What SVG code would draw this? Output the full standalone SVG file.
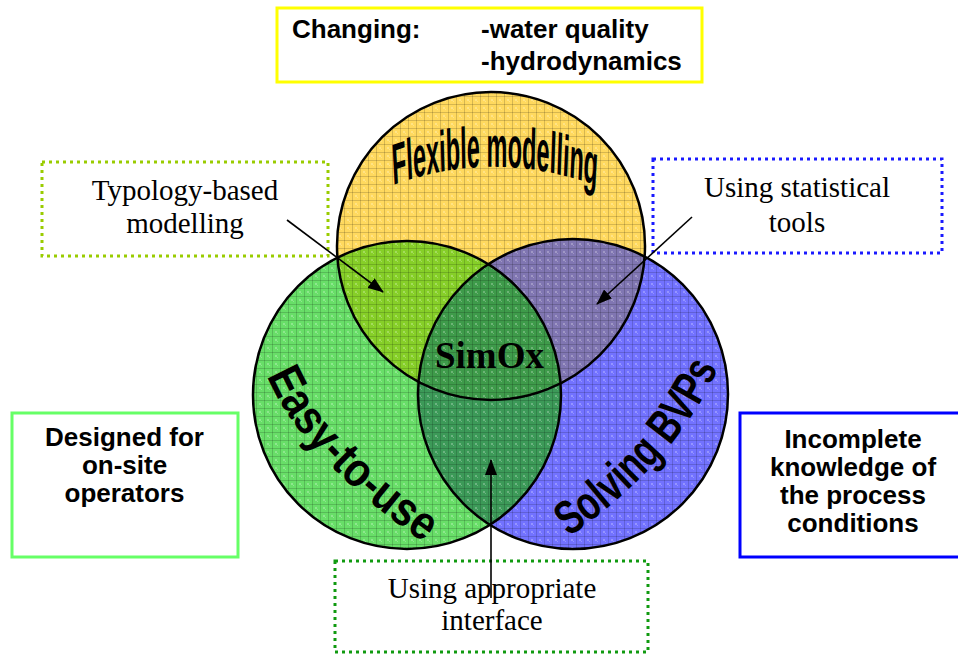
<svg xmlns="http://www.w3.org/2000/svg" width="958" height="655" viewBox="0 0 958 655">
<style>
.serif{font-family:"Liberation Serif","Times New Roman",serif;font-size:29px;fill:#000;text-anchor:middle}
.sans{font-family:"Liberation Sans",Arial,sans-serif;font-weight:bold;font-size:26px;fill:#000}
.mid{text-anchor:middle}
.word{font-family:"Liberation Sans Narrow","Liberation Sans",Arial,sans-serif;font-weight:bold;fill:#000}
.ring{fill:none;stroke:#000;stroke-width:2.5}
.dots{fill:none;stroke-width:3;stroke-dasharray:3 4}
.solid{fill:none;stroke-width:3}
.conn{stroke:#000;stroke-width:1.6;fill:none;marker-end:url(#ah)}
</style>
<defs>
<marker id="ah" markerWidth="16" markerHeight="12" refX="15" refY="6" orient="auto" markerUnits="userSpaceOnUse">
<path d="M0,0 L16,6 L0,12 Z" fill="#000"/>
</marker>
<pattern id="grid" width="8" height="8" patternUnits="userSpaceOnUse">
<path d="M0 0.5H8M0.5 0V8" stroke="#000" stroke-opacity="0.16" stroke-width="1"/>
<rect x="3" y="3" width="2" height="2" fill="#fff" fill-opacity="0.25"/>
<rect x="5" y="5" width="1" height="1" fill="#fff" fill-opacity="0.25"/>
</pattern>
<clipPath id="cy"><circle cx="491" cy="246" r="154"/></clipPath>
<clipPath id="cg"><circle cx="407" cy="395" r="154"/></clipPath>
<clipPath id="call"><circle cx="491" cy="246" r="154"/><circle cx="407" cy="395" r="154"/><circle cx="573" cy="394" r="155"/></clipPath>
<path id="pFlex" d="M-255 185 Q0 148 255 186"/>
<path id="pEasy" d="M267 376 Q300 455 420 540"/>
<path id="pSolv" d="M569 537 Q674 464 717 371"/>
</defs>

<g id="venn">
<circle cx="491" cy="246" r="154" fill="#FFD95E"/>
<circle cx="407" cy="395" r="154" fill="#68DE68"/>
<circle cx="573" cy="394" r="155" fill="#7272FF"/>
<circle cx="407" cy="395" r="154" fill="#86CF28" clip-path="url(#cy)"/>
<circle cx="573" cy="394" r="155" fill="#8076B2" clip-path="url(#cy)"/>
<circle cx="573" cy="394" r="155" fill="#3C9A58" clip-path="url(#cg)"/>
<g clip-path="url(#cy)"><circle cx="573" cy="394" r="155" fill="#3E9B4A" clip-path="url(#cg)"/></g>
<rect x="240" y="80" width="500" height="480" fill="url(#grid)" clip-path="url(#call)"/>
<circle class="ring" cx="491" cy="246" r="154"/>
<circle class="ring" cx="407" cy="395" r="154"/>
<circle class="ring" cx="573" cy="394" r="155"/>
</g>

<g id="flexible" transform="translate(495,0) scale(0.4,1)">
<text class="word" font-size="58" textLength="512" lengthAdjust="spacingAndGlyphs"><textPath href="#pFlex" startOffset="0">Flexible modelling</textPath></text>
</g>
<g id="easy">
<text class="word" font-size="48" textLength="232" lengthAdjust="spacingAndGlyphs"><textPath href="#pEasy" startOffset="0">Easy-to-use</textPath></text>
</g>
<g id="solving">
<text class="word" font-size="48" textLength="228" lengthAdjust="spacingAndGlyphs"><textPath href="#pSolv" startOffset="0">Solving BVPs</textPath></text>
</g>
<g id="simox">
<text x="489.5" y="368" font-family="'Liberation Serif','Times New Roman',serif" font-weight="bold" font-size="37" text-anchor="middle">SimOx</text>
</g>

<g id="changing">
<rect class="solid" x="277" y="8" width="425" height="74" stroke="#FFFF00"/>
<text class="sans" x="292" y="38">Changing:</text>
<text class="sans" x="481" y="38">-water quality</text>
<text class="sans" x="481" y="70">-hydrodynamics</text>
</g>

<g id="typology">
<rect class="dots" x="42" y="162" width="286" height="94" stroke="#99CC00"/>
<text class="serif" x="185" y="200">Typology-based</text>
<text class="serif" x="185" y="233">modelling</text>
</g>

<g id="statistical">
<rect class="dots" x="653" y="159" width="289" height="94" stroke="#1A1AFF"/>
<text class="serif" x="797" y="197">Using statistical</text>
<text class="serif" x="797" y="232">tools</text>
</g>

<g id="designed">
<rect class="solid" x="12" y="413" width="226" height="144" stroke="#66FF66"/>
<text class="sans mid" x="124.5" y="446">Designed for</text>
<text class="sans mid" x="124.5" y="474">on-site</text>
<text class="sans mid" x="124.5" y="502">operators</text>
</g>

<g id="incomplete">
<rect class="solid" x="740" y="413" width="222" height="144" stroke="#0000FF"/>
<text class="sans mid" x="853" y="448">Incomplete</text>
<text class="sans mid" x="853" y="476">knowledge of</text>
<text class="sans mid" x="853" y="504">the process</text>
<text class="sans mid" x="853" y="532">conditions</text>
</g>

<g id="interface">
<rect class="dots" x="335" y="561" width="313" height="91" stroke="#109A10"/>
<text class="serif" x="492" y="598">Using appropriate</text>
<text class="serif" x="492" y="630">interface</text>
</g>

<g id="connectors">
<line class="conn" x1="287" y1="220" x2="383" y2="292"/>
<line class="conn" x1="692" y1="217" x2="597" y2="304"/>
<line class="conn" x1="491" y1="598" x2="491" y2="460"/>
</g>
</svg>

> **Task statement**: Retype each line of the listing above word for word. Exclude the pictures.

> **Exercise solution**:
What SVG code would draw this? Output the full standalone SVG file.
<svg xmlns="http://www.w3.org/2000/svg" width="958" height="655" viewBox="0 0 958 655">
<style>
.serif{font-family:"Liberation Serif","Times New Roman",serif;font-size:29px;fill:#000;text-anchor:middle}
.sans{font-family:"Liberation Sans",Arial,sans-serif;font-weight:bold;font-size:26px;fill:#000}
.mid{text-anchor:middle}
.word{font-family:"Liberation Sans Narrow","Liberation Sans",Arial,sans-serif;font-weight:bold;fill:#000}
.ring{fill:none;stroke:#000;stroke-width:2.5}
.dots{fill:none;stroke-width:3;stroke-dasharray:3 4}
.solid{fill:none;stroke-width:3}
.conn{stroke:#000;stroke-width:1.6;fill:none;marker-end:url(#ah)}
</style>
<defs>
<marker id="ah" markerWidth="16" markerHeight="12" refX="15" refY="6" orient="auto" markerUnits="userSpaceOnUse">
<path d="M0,0 L16,6 L0,12 Z" fill="#000"/>
</marker>
<pattern id="grid" width="8" height="8" patternUnits="userSpaceOnUse">
<path d="M0 0.5H8M0.5 0V8" stroke="#000" stroke-opacity="0.16" stroke-width="1"/>
<rect x="3" y="3" width="2" height="2" fill="#fff" fill-opacity="0.25"/>
<rect x="5" y="5" width="1" height="1" fill="#fff" fill-opacity="0.25"/>
</pattern>
<clipPath id="cy"><circle cx="491" cy="246" r="154"/></clipPath>
<clipPath id="cg"><circle cx="407" cy="395" r="154"/></clipPath>
<clipPath id="call"><circle cx="491" cy="246" r="154"/><circle cx="407" cy="395" r="154"/><circle cx="573" cy="394" r="155"/></clipPath>
<path id="pFlex" d="M-255 185 Q0 148 255 186"/>
<path id="pEasy" d="M267 376 Q300 455 420 540"/>
<path id="pSolv" d="M569 537 Q674 464 717 371"/>
</defs>

<g id="venn">
<circle cx="491" cy="246" r="154" fill="#FFD95E"/>
<circle cx="407" cy="395" r="154" fill="#68DE68"/>
<circle cx="573" cy="394" r="155" fill="#7272FF"/>
<circle cx="407" cy="395" r="154" fill="#86CF28" clip-path="url(#cy)"/>
<circle cx="573" cy="394" r="155" fill="#8076B2" clip-path="url(#cy)"/>
<circle cx="573" cy="394" r="155" fill="#3C9A58" clip-path="url(#cg)"/>
<g clip-path="url(#cy)"><circle cx="573" cy="394" r="155" fill="#3E9B4A" clip-path="url(#cg)"/></g>
<rect x="240" y="80" width="500" height="480" fill="url(#grid)" clip-path="url(#call)"/>
<circle class="ring" cx="491" cy="246" r="154"/>
<circle class="ring" cx="407" cy="395" r="154"/>
<circle class="ring" cx="573" cy="394" r="155"/>
</g>

<g id="flexible" transform="translate(495,0) scale(0.4,1)">
<text class="word" font-size="58" textLength="512" lengthAdjust="spacingAndGlyphs"><textPath href="#pFlex" startOffset="0">Flexible modelling</textPath></text>
</g>
<g id="easy">
<text class="word" font-size="48" textLength="232" lengthAdjust="spacingAndGlyphs"><textPath href="#pEasy" startOffset="0">Easy-to-use</textPath></text>
</g>
<g id="solving">
<text class="word" font-size="48" textLength="228" lengthAdjust="spacingAndGlyphs"><textPath href="#pSolv" startOffset="0">Solving BVPs</textPath></text>
</g>
<g id="simox">
<text x="489.5" y="368" font-family="'Liberation Serif','Times New Roman',serif" font-weight="bold" font-size="37" text-anchor="middle">SimOx</text>
</g>

<g id="changing">
<rect class="solid" x="277" y="8" width="425" height="74" stroke="#FFFF00"/>
<text class="sans" x="292" y="38">Changing:</text>
<text class="sans" x="481" y="38">-water quality</text>
<text class="sans" x="481" y="70">-hydrodynamics</text>
</g>

<g id="typology">
<rect class="dots" x="42" y="162" width="286" height="94" stroke="#99CC00"/>
<text class="serif" x="185" y="200">Typology-based</text>
<text class="serif" x="185" y="233">modelling</text>
</g>

<g id="statistical">
<rect class="dots" x="653" y="159" width="289" height="94" stroke="#1A1AFF"/>
<text class="serif" x="797" y="197">Using statistical</text>
<text class="serif" x="797" y="232">tools</text>
</g>

<g id="designed">
<rect class="solid" x="12" y="413" width="226" height="144" stroke="#66FF66"/>
<text class="sans mid" x="124.5" y="446">Designed for</text>
<text class="sans mid" x="124.5" y="474">on-site</text>
<text class="sans mid" x="124.5" y="502">operators</text>
</g>

<g id="incomplete">
<rect class="solid" x="740" y="413" width="222" height="144" stroke="#0000FF"/>
<text class="sans mid" x="853" y="448">Incomplete</text>
<text class="sans mid" x="853" y="476">knowledge of</text>
<text class="sans mid" x="853" y="504">the process</text>
<text class="sans mid" x="853" y="532">conditions</text>
</g>

<g id="interface">
<rect class="dots" x="335" y="561" width="313" height="91" stroke="#109A10"/>
<text class="serif" x="492" y="598">Using appropriate</text>
<text class="serif" x="492" y="630">interface</text>
</g>

<g id="connectors">
<line class="conn" x1="287" y1="220" x2="383" y2="292"/>
<line class="conn" x1="692" y1="217" x2="597" y2="304"/>
<line class="conn" x1="491" y1="598" x2="491" y2="460"/>
</g>
</svg>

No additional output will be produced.